Basically, a pervasive release allows the defendant-employer to stack the odds— "to confer[ ] an uncompensated, unevaluated, and unfair benefit on [itself]." Id. at 1352. Should the plaintiff-employee discover in the future that a claim accrued prior to the date he entered the settlement agreement, he can seek no relief and must content himself with money (1) that the defendant-employer paid to him months or even years before he became aware of the new claim, (2) that was not related in any way to the newly discovered claim, and (3) that he would have been entitled to in the absence of a pervasive release. See id. at 1352 ("The employer who obtains a pervasive release receives either nothing (if no claim accrues) or a windfall at the expense of the unlucky employee.

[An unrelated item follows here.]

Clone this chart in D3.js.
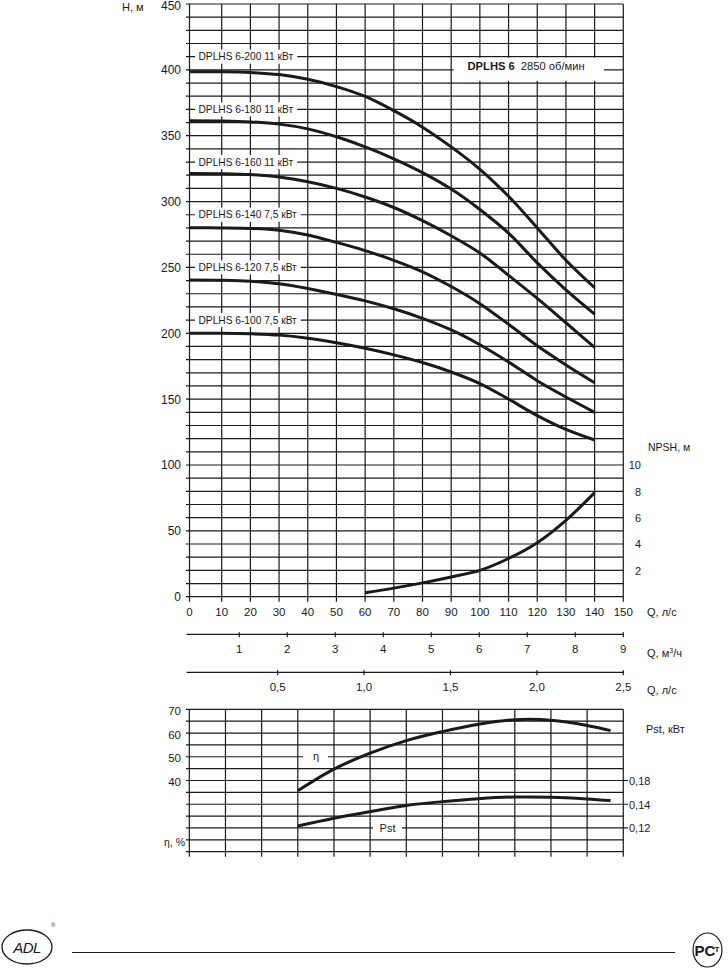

In either instance, the employee bears the risk of loss, and the employer always wins—a result that is inequitable and unfair in the circumstance. The employer's attempt to `play with house money' fails judicial scrutiny.").
A portion of the proposed settlement agreement in this case states verbatim,
[Doc. 24-1 at ¶ 5]. Also, within this provision, the parties include a litany of claims— including but not limited to, state-law tort and contract claims as well as federal claims arising under Title VII of the Civil Rights Act of 1964 and others—for which Plaintiff would be prohibited from bringing suit. See [id.]. For each type of claim listed, the parties intend for Plaintiff to be barred from asserting a particular lawsuit against Defendants in the future that would be unrelated to FLSA causes of action. This, the parties may not do. FSLA settlements permit the release of any and all FLSA violations—and only FLSA violations—preceding the date of execution of a proper settlement agreement. See, e.g., Order Denying Without Prejudice Joint Motion for Settlement Approval, Bailey v. Strippers, Inc., No. 5:18-cv-00128-TES (M.D. Ga. Mar. 18, 2019), ECF No. 34.

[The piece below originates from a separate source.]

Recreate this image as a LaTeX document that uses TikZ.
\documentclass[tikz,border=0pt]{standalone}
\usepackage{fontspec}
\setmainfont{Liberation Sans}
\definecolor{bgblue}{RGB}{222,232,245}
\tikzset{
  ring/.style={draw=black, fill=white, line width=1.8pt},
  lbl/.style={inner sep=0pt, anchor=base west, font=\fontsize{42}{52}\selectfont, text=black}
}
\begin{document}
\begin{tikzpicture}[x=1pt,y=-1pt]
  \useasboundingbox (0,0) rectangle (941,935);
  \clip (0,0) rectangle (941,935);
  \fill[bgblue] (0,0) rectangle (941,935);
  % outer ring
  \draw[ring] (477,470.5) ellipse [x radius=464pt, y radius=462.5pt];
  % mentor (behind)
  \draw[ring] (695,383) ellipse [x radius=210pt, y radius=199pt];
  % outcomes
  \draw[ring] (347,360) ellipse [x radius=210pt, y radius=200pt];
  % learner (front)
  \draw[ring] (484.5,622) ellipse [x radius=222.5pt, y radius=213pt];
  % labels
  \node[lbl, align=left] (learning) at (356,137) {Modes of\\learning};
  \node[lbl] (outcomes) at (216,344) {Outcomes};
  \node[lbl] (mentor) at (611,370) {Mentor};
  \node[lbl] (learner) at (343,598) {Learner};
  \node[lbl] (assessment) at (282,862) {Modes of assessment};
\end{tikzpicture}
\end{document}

The language included in this provision is pervasive in its requirement that Plaintiff relinquish any claims that he currently has but of which he is not aware, and that he must relinquish claims that are unrelated to the instant FLSA action. See Moreno, supra ("[A]n employer is not entitled to use an [sic] FLSA claim . . . to leverage a release from liability unconnected to the FLSA."); cf. Nichols v. Dollar Tree Stores, Inc., No. 1:13-CV-88 (WLS), 2013 WL 5933991, at *2-3 (M.D. Ga. Nov. 1, 2013) (refusing to approve a settlement agreement containing pervasive releases of claims to include "any other claims or demands [Plaintiff] may have on any basis" arising under statutes other than the FLSA). As such, the Court cannot approve the proposed settlement agreement with such pervasive-release language included. The remaining provisions of the proposed settlement agreement, except as discussed below, can remain as submitted.
Second, the Court cannot approve the proposed settlement agreement because it contains a non-disparagement clause whereby the parties mutually agree that they "will not make any disparaging statements or representations, either directly or indirectly, whether orally or in writing, by word or gesture, to any person whatsoever, about the other Party or any of the other Party's directors, officers, employees, agents, or representatives." [Doc. 24-1 at ¶ 9].
Courts have routinely found such clauses to infringe on a plaintiff-employee's free speech rights. See Order Denying Joint Motion for Settlement Approval, Fields v. Southcare Med. & Homecare Servs. LLC, No. 5:18-cv-00298-TES (M.D. Ga. Jan 6, 2019), ECF No. 10; see also Nichols, 2013 WL 5933991, at *3 (disapproving a FLSA settlement agreement containing such a clause as being "particularly problematic in that it does not limit the restraints on Plaintiff's free speech to only those statements concerning his FLSA claim.")); Valdez v. T.A.S.O. Props., Inc., No. 8:09-cv-2250-T-23TGW, 2010 WL 1730700, at *1 n.1 (M.D. Fla. Apr. 28, 2010); Yanosik v. Amazulu Transp. Inc., No. 2:17-cv-385-FtM-29MRM, 2017 WL 5125884, at *2 (M.D. Fla. Oct. 3, 2017) recommendation adopted by 2017 WL 5069051 (M.D. Fla. Nov. 3, 2017); Loven v. Occoquan Grp. Baldwin Park Corp., No. 6:14-cv-328-Orl-41TBS, 2014 WL 4639448, at *3 (M.D. Fla. Sept. 16, 2014). District courts have consistently held non-disparagement provisions impermissible, and the Court cannot approve a proposed settlement agreement containing such a clause.